* [INFORMATION SUPPLIED]
★ ★ ★ ★

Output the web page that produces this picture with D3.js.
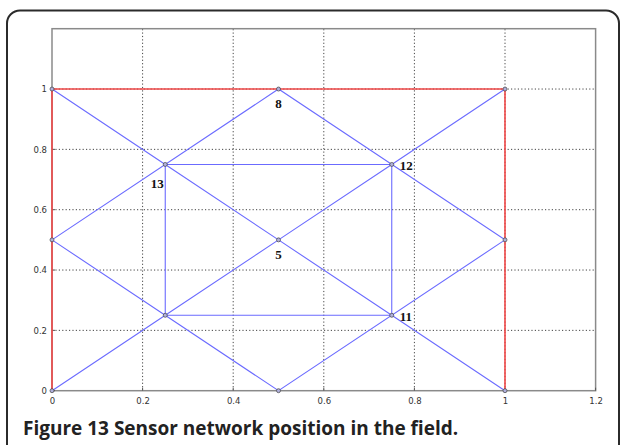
<!DOCTYPE html>
<html>
<head>
<meta charset="utf-8">
<script src="https://cdn.jsdelivr.net/npm/d3@7"></script>
<style>
  html, body { margin: 0; padding: 0; background: #fff; }
  svg { display: block; }
</style>
</head>
<body>
<svg id="chart" width="624" height="445"></svg>
<script>
// Sensor positions (field coordinates)
const nodeX = [0, 0.5, 1, 0, 1, 0, 0.5, 1, 0.25, 0.75, 0.25, 0.75, 0.5];
const nodeY = [0, 0, 0, 0.5, 0.5, 1, 1, 1, 0.25, 0.25, 0.75, 0.75, 0.5];

// Node numbers printed next to some sensors
const labelNode = [6, 10, 11, 12, 9];           // indices into nodeX / nodeY
const labelText = ["8", "13", "12", "5", "11"];
const labelSide = ["below", "belowLeft", "right", "below", "right"];

// Communication links, as polylines through node indices
const blueLinks = [
  [5, 10, 12, 9, 2],          // (0,1) -> (1,0)
  [0, 8, 12, 11, 7],          // (0,0) -> (1,1)
  [3, 6, 4, 1, 3],            // diamond
  [8, 9, 11, 10, 8]           // inner rectangle
];
// Field boundary
const redLinks = [[0, 5, 7, 2]];

const xTicks = [0, 0.2, 0.4, 0.6, 0.8, 1, 1.2];
const yTicks = [0, 0.2, 0.4, 0.6, 0.8, 1];
const yGrid = [0.2, 0.4, 0.6, 0.8, 1];
const xGrid = [0.2, 0.4, 0.6, 0.8, 1];
const caption = "Figure 13 Sensor network position in the field.";

const svg = d3.select("#chart");

// Card frame
svg.append("rect")
  .attr("x", 7).attr("y", 10.5)
  .attr("width", 612).attr("height", 460)
  .attr("rx", 13).attr("ry", 13)
  .attr("fill", "#fff")
  .attr("stroke", "#2b2b2b")
  .attr("stroke-width", 2);

const L = 52, R = 595.6, T = 28.7, B = 390.7;
const x = d3.scaleLinear().domain([0, 1.2]).range([L, R]);
const y = d3.scaleLinear().domain([0, 1.2]).range([B, T]);

// Dotted grid
const grid = svg.append("g")
  .attr("stroke", "#444").attr("stroke-width", 1)
  .attr("stroke-dasharray", "1.2,2.2");
grid.selectAll(".gx").data(xGrid).join("line")
  .attr("x1", d => x(d)).attr("x2", d => x(d))
  .attr("y1", y(0)).attr("y2", y(1.2));
grid.selectAll(".gy").data(yGrid).join("line")
  .attr("x1", x(0)).attr("x2", x(1.2))
  .attr("y1", d => y(d)).attr("y2", d => y(d));

// Axes
const fmt = d => d3.format("~g")(d);
const xAxis = d3.axisBottom(x).tickValues(xTicks).tickFormat(fmt).tickSize(0).tickPadding(7);
const yAxis = d3.axisLeft(y).tickValues(yTicks).tickFormat(fmt).tickSize(0).tickPadding(5);

const gx = svg.append("g").attr("transform", `translate(0,${B})`).call(xAxis);
const gy = svg.append("g").attr("transform", `translate(${L},0)`).call(yAxis);
[gx, gy].forEach(g => {
  g.select(".domain").remove();
  g.selectAll("text")
    .attr("font-family", "'DejaVu Sans', sans-serif")
    .attr("font-size", 8.5)
    .attr("fill", "#333");
});

svg.append("rect")
  .attr("x", L).attr("y", T)
  .attr("width", R - L).attr("height", B - T)
  .attr("fill", "none")
  .attr("stroke", "#8a8a8a")
  .attr("stroke-width", 1.5);

// tick marks (inward)
const ticks = svg.append("g").attr("stroke", "#555").attr("stroke-width", 1);
ticks.selectAll(".tx").data(xTicks).join("line")
  .attr("x1", d => x(d)).attr("x2", d => x(d))
  .attr("y1", B).attr("y2", B - 3);
ticks.selectAll(".ty").data(yTicks).join("line")
  .attr("x1", L).attr("x2", L + 3)
  .attr("y1", d => y(d)).attr("y2", d => y(d));

const line = d3.line()
  .x(i => x(nodeX[i]))
  .y(i => y(nodeY[i]));

// Boundary (red)
svg.append("g").selectAll("path").data(redLinks).join("path")
  .attr("d", line)
  .attr("fill", "none")
  .attr("stroke", "#f04848")
  .attr("stroke-width", 1.6);

// Links (blue)
svg.append("g").selectAll("path").data(blueLinks).join("path")
  .attr("d", line)
  .attr("fill", "none")
  .attr("stroke", "#6b6bff")
  .attr("stroke-width", 1.1);

// Sensor markers
svg.append("g").selectAll("circle").data(nodeX.map((_, i) => i)).join("circle")
  .attr("cx", i => x(nodeX[i]))
  .attr("cy", i => y(nodeY[i]))
  .attr("r", 2)
  .attr("fill", "#b0b0dd")
  .attr("stroke", "#444")
  .attr("stroke-width", 0.7);

// Node numbers
const offsets = {
  below: [0, 19, "middle"],
  belowLeft: [-8, 24, "middle"],
  right: [8, 6, "start"]
};
svg.append("g").selectAll("text").data(labelNode).join("text")
  .attr("x", (n, k) => x(nodeX[n]) + offsets[labelSide[k]][0])
  .attr("y", (n, k) => y(nodeY[n]) + offsets[labelSide[k]][1])
  .attr("text-anchor", (n, k) => offsets[labelSide[k]][2])
  .attr("font-family", "'Liberation Serif', serif")
  .attr("font-weight", "bold")
  .attr("font-size", 13)
  .attr("fill", "#111")
  .text((n, k) => labelText[k]);

// Caption
svg.append("text")
  .attr("x", 23).attr("y", 435)
  .attr("font-family", "'Open Sans', sans-serif")
  .attr("font-weight", "bold")
  .attr("font-size", 19)
  .attr("fill", "#222")
  .text(caption);
</script>
</body>
</html>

★ ★ ★ ★

Leave out any pictures and return exactly the lines from the beginning of the data through the line with "0.75, 0.75, 0.5];", inclusive.

* [SOLUTION TO THE PROBLEM]
Output the web page that produces this picture with D3.js.
<!DOCTYPE html>
<html>
<head>
<meta charset="utf-8">
<script src="https://cdn.jsdelivr.net/npm/d3@7"></script>
<style>
  html, body { margin: 0; padding: 0; background: #fff; }
  svg { display: block; }
</style>
</head>
<body>
<svg id="chart" width="624" height="445"></svg>
<script>
// Sensor positions (field coordinates)
const nodeX = [0, 0.5, 1, 0, 1, 0, 0.5, 1, 0.25, 0.75, 0.25, 0.75, 0.5];
const nodeY = [0, 0, 0, 0.5, 0.5, 1, 1, 1, 0.25, 0.25, 0.75, 0.75, 0.5];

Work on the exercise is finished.